— Start of DATA SECTION —

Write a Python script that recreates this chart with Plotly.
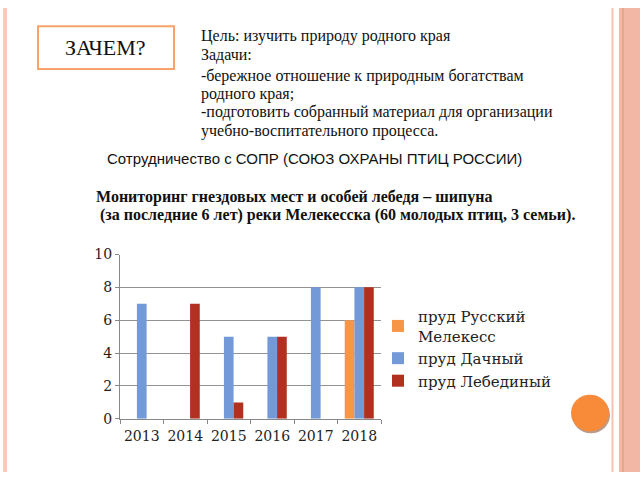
import plotly.graph_objects as go

years = ["2013", "2014", "2015", "2016", "2017", "2018"]
series_names = ["пруд Русский<br>Мелекесс", "пруд Дачный", "пруд Лебединый"]
russkiy = [0, 0, 0, 0, 0, 6]
dachny = [7, 0, 5, 5, 8, 8]
lebediny = [0, 7, 1, 5, 0, 8]
colors = ["#f79646", "#7399d8", "#b1301f"]

W, H = 640, 480
def px(x): return x / W
def py(y): return 1 - y / H

fig = go.Figure()
for name, vals, c in zip(series_names, [russkiy, dachny, lebediny], colors):
    fig.add_trace(go.Bar(x=years, y=vals, name=name, marker=dict(color=c, line=dict(width=0))))

serif = "DejaVu Serif"
fig.update_layout(
    width=W, height=H, margin=dict(l=0, r=0, t=0, b=0),
    paper_bgcolor="white", plot_bgcolor="white",
    barmode="group", bargap=0.333, bargroupgap=0,
    showlegend=True,
    legend=dict(x=px(378), y=py(302), xanchor="left", yanchor="top",
                font=dict(family=serif, size=15, color="#222"),
                itemwidth=30, bgcolor="rgba(0,0,0,0)"),
    xaxis=dict(domain=[px(120), px(381)], type="category", tickson="boundaries",
               ticks="outside", ticklen=4, tickcolor="#888", showline=True,
               linecolor="#888", showgrid=False, ticklabelstandoff=4, tickangle=0,
               tickfont=dict(family=serif, size=14, color="#222")),
    yaxis=dict(domain=[py(425), py(255)], range=[0, 10], dtick=2,
               ticks="outside", ticklen=4, tickcolor="#888", showline=True,
               linecolor="#888", gridcolor="#939393", gridwidth=1, zeroline=False,
               tickfont=dict(family=serif, size=14, color="#222")),
)

shapes = [
    dict(type="rect", xref="paper", yref="paper", x0=px(3), x1=px(7), y0=0, y1=1,
         fillcolor="#fccab8", line=dict(width=0), layer="below"),
    dict(type="rect", xref="paper", yref="paper", x0=px(611.5), x1=px(613.5), y0=0, y1=1,
         fillcolor="#f7c2b2", line=dict(width=0), layer="below"),
    dict(type="rect", xref="paper", yref="paper", x0=px(619), x1=1, y0=0, y1=1,
         fillcolor="#f2b7a5", line=dict(width=0), layer="below"),
    dict(type="rect", xref="paper", yref="paper", x0=px(622), x1=px(624), y0=0, y1=1,
         fillcolor="#eba58f", line=dict(width=0), layer="below"),
    dict(type="rect", xref="paper", yref="paper", x0=px(38), x1=px(174), y0=py(63), y1=py(19),
         fillcolor="white", line=dict(color="#f7a36b", width=2)),
    dict(type="circle", xref="paper", yref="paper", x0=px(572), x1=px(610), y0=py(440), y1=py(402),
         fillcolor="#b89a8a", line=dict(width=0)),
    dict(type="circle", xref="paper", yref="paper", x0=px(571), x1=px(609), y0=py(438), y1=py(400),
         fillcolor="#f88b3a", line=dict(width=0)),
]
fig.update_layout(shapes=shapes)

ann = []
ann.append(dict(text="ЗАЧЕМ?", x=px(105), y=py(41), xref="paper", yref="paper",
                showarrow=False, xanchor="center", yanchor="middle",
                font=dict(family="Liberation Serif", size=22, color="#111")))
lines = [
    ("Цель: изучить природу родного края", 29),
    ("Задачи:", 49),
    ("-бережное отношение к природным богатствам", 70),
    ("родного края;", 89),
    ("-подготовить собранный материал для организации", 108),
    ("учебно-воспитательного процесса.", 127),
]
for t, y in lines:
    ann.append(dict(text=t, x=px(199), y=py(y), xref="paper", yref="paper",
                    showarrow=False, xanchor="left", yanchor="middle",
                    font=dict(family="Liberation Serif", size=16, color="#111")))
ann.append(dict(text="Сотрудничество с СОПР (СОЮЗ ОХРАНЫ ПТИЦ РОССИИ)", x=px(105), y=py(156),
                xref="paper", yref="paper", showarrow=False, xanchor="left", yanchor="middle",
                font=dict(family="Liberation Sans", size=15, color="#111")))
ann.append(dict(text="<b>Мониторинг гнездовых мест и особей лебедя – шипуна</b>", x=px(94), y=py(195),
                xref="paper", yref="paper", showarrow=False, xanchor="left", yanchor="middle",
                font=dict(family="Liberation Serif", size=16, color="#111")))
ann.append(dict(text="<b> (за последние 6 лет) реки Мелекесска (60 молодых птиц, 3 семьи).</b>", x=px(94), y=py(214),
                xref="paper", yref="paper", showarrow=False, xanchor="left", yanchor="middle",
                font=dict(family="Liberation Serif", size=16, color="#111")))
fig.update_layout(annotations=ann)

fig.write_html("out.html",
               post_script="document.body.style.margin='0';document.body.style.overflow='hidden';")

— End of DATA SECTION —

DIRECTIONS:
Return each line exactly as written. Any picture gets left out.

RESULT OF THE TASK:
Write a Python script that recreates this chart with Plotly.
import plotly.graph_objects as go

years = ["2013", "2014", "2015", "2016", "2017", "2018"]
series_names = ["пруд Русский<br>Мелекесс", "пруд Дачный", "пруд Лебединый"]
russkiy = [0, 0, 0, 0, 0, 6]
dachny = [7, 0, 5, 5, 8, 8]
lebediny = [0, 7, 1, 5, 0, 8]
colors = ["#f79646", "#7399d8", "#b1301f"]

W, H = 640, 480
def px(x): return x / W
def py(y): return 1 - y / H

fig = go.Figure()
for name, vals, c in zip(series_names, [russkiy, dachny, lebediny], colors):
    fig.add_trace(go.Bar(x=years, y=vals, name=name, marker=dict(color=c, line=dict(width=0))))

serif = "DejaVu Serif"
fig.update_layout(
    width=W, height=H, margin=dict(l=0, r=0, t=0, b=0),
    paper_bgcolor="white", plot_bgcolor="white",
    barmode="group", bargap=0.333, bargroupgap=0,
    showlegend=True,
    legend=dict(x=px(378), y=py(302), xanchor="left", yanchor="top",
                font=dict(family=serif, size=15, color="#222"),
                itemwidth=30, bgcolor="rgba(0,0,0,0)"),
    xaxis=dict(domain=[px(120), px(381)], type="category", tickson="boundaries",
               ticks="outside", ticklen=4, tickcolor="#888", showline=True,
               linecolor="#888", showgrid=False, ticklabelstandoff=4, tickangle=0,
               tickfont=dict(family=serif, size=14, color="#222")),
    yaxis=dict(domain=[py(425), py(255)], range=[0, 10], dtick=2,
               ticks="outside", ticklen=4, tickcolor="#888", showline=True,
               linecolor="#888", gridcolor="#939393", gridwidth=1, zeroline=False,
               tickfont=dict(family=serif, size=14, color="#222")),
)

shapes = [
    dict(type="rect", xref="paper", yref="paper", x0=px(3), x1=px(7), y0=0, y1=1,
         fillcolor="#fccab8", line=dict(width=0), layer="below"),
    dict(type="rect", xref="paper", yref="paper", x0=px(611.5), x1=px(613.5), y0=0, y1=1,
         fillcolor="#f7c2b2", line=dict(width=0), layer="below"),
    dict(type="rect", xref="paper", yref="paper", x0=px(619), x1=1, y0=0, y1=1,
         fillcolor="#f2b7a5", line=dict(width=0), layer="below"),
    dict(type="rect", xref="paper", yref="paper", x0=px(622), x1=px(624), y0=0, y1=1,
         fillcolor="#eba58f", line=dict(width=0), layer="below"),
    dict(type="rect", xref="paper", yref="paper", x0=px(38), x1=px(174), y0=py(63), y1=py(19),
         fillcolor="white", line=dict(color="#f7a36b", width=2)),
    dict(type="circle", xref="paper", yref="paper", x0=px(572), x1=px(610), y0=py(440), y1=py(402),
         fillcolor="#b89a8a", line=dict(width=0)),
    dict(type="circle", xref="paper", yref="paper", x0=px(571), x1=px(609), y0=py(438), y1=py(400),
         fillcolor="#f88b3a", line=dict(width=0)),
]
fig.update_layout(shapes=shapes)

ann = []
ann.append(dict(text="ЗАЧЕМ?", x=px(105), y=py(41), xref="paper", yref="paper",
                showarrow=False, xanchor="center", yanchor="middle",
                font=dict(family="Liberation Serif", size=22, color="#111")))
lines = [
    ("Цель: изучить природу родного края", 29),
    ("Задачи:", 49),
    ("-бережное отношение к природным богатствам", 70),
    ("родного края;", 89),
    ("-подготовить собранный материал для организации", 108),
    ("учебно-воспитательного процесса.", 127),
]
for t, y in lines:
    ann.append(dict(text=t, x=px(199), y=py(y), xref="paper", yref="paper",
                    showarrow=False, xanchor="left", yanchor="middle",
                    font=dict(family="Liberation Serif", size=16, color="#111")))
ann.append(dict(text="Сотрудничество с СОПР (СОЮЗ ОХРАНЫ ПТИЦ РОССИИ)", x=px(105), y=py(156),
                xref="paper", yref="paper", showarrow=False, xanchor="left", yanchor="middle",
                font=dict(family="Liberation Sans", size=15, color="#111")))
ann.append(dict(text="<b>Мониторинг гнездовых мест и особей лебедя – шипуна</b>", x=px(94), y=py(195),
                xref="paper", yref="paper", showarrow=False, xanchor="left", yanchor="middle",
                font=dict(family="Liberation Serif", size=16, color="#111")))
ann.append(dict(text="<b> (за последние 6 лет) реки Мелекесска (60 молодых птиц, 3 семьи).</b>", x=px(94), y=py(214),
                xref="paper", yref="paper", showarrow=False, xanchor="left", yanchor="middle",
                font=dict(family="Liberation Serif", size=16, color="#111")))
fig.update_layout(annotations=ann)

fig.write_html("out.html",
               post_script="document.body.style.margin='0';document.body.style.overflow='hidden';")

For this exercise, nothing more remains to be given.